By Danny Freedman
Monday, October 31, 2005 4:10 PM
CHRIS CUNNINGHAM, 37
JOB: Head bartender at Oyamel restaurant in Crystal City.
SALARY: $50,000 to $70,000 including tips, which can comprise up to half his pay.
EDUCATION: Bachelor's in political science from Old Dominion University in Norfolk, Va.
WHAT HE DOES: In addition to serving customers and making sure the bar's stocked, Cunningham is Oyamel's in-house drink expert. He tinkers with the wine list and gins up new drinks that will satisfy -- or shock -- the palate. He's had "pretty good" luck so far; fresh-fruit margaritas made with pomegranate or prickly pears have been hits, and now he might try using pineapples and even avocados. "We don't know where that's going to lead us," he said. Cunningham did run into problems with the habanero pepper-infused vodka he made for his "Chili Martini" -- people were "blowing fire" after a drink -- so he now uses the brew in Bloody Marys and "Bloody Marias," which are made with tequila rather than vodka ("It was a little easier to stomach with tomato juice"). He's also a tequila specialist, and is working to double, to 50, Oyamel's top-shelf tequila list. He teaches classes on tequila appreciation at Andale, a Mexican restaurant in D.C. where he used to work, and hopes to start teaching at Oyamel soon. People are surprised when they imbibe good tequila, he said. "My motto is: Sip it, don't shoot it, to enjoy it."

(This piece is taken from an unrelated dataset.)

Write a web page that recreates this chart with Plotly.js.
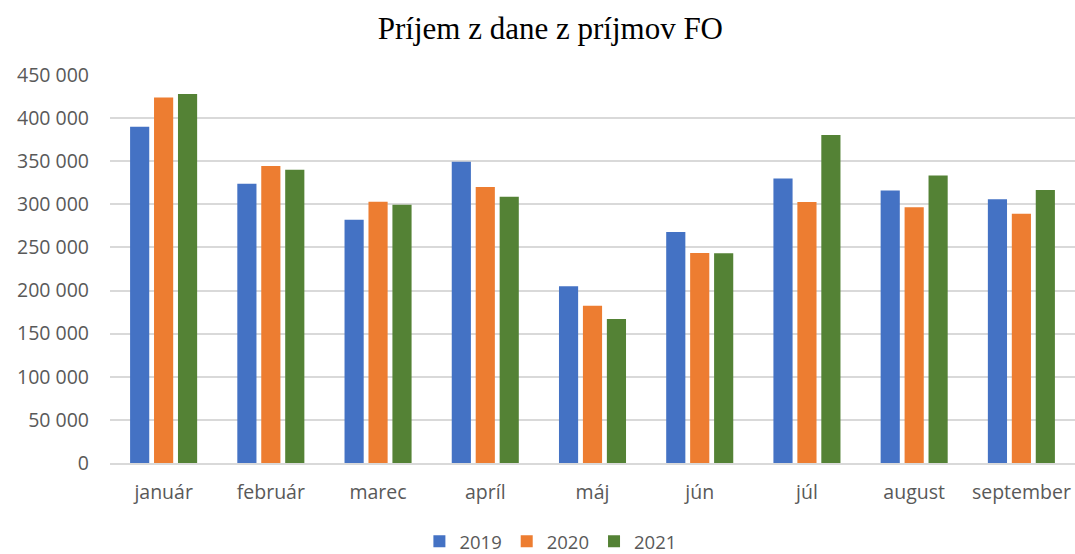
<!DOCTYPE html>
<html>
<head>
<meta charset="utf-8">
<script src="https://cdn.plot.ly/plotly-3.0.1.min.js"></script>
<style>html,body{margin:0;padding:0;background:#fff;}#chart{width:1075px;height:554px;}</style>
</head>
<body>
<div id="chart"></div>
<script>
const months = ["január","február","marec","apríl","máj","jún","júl","august","september"];
const y2019 = [390000, 324000, 282000, 349500, 205000, 268000, 330000, 316000, 306000];
const y2020 = [424000, 344500, 303000, 320000, 182500, 243500, 302800, 296500, 289000];
const y2021 = [428000, 340000, 299500, 308800, 167000, 243200, 380500, 333300, 316500];
const seriesNames = ["2019","2020","2021"];
const colors = ["#4472C4","#ED7D31","#548235"];

const data = [y2019, y2020, y2021].map((vals, i) => ({
  type: "bar",
  name: seriesNames[i],
  x: months,
  y: vals,
  marker: {color: colors[i]}
}));

const tickFont = {family: "Open Sans", size: 19.5, color: "#595959"};
const layout = {
  width: 1075, height: 554,
  margin: {l: 110, r: 0, t: 75, b: 91},
  paper_bgcolor: "#fff", plot_bgcolor: "#fff",
  separators: ", ",
  title: {text: "Príjem z dane z príjmov FO", font: {family: "Liberation Serif", size: 31, color: "#000"}, x: 0.512, xanchor: "center", y: 0.95, yanchor: "middle", xref: "container", yref: "container"},
  barmode: "group",
  bargap: 0.33,
  bargroupgap: 0.2,
  xaxis: {
    tickfont: tickFont,
    showline: true, linecolor: "#d9d9d9", linewidth: 1.5,
    ticks: "", ticklabelstandoff: 11
  },
  yaxis: {
    range: [0, 450000], dtick: 50000, tickformat: ",d",
    tickfont: tickFont,
    showgrid: true, gridcolor: "#d9d9d9", gridwidth: 1.5,
    zeroline: false, ticks: "", ticklabelstandoff: 20
  },
  showlegend: true,
  legend: {
    orientation: "h", xref: "container", yref: "container",
    x: 0.512, xanchor: "center", y: 0.022, yanchor: "middle",
    font: {family: "Open Sans", size: 18.5, color: "#595959"},
    itemwidth: 30
  }
};
Plotly.newPlot("chart", data, layout, {displayModeBar: false});
</script>
</body>
</html>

WOULD YOUR WANT HIS JOB? The safety of customers and others can be at stake if you don't pour responsibly. "You've got to put a lot of thought into refilling someone's drink," Cunningham said. People who are cut off can become belligerent "and it can get physical," he said, though the unruly types are "far and few between."
HOW YOU CAN GET HIS JOB: Training programs, though not required in D.C., Maryland or Virginia, will teach you the basics; some will even help you find a job afterward. Cunningham, who learned on the job, suggested finding a restaurant or bartender that will show you the ropes. A winning personality is kind of a must. "Anybody can make drinks," he said, but personality is what will keep customers coming back. He recommends that bartenders learn everything they can about the cuisine and culture they work with -- he became a tequila expert while working at Andale.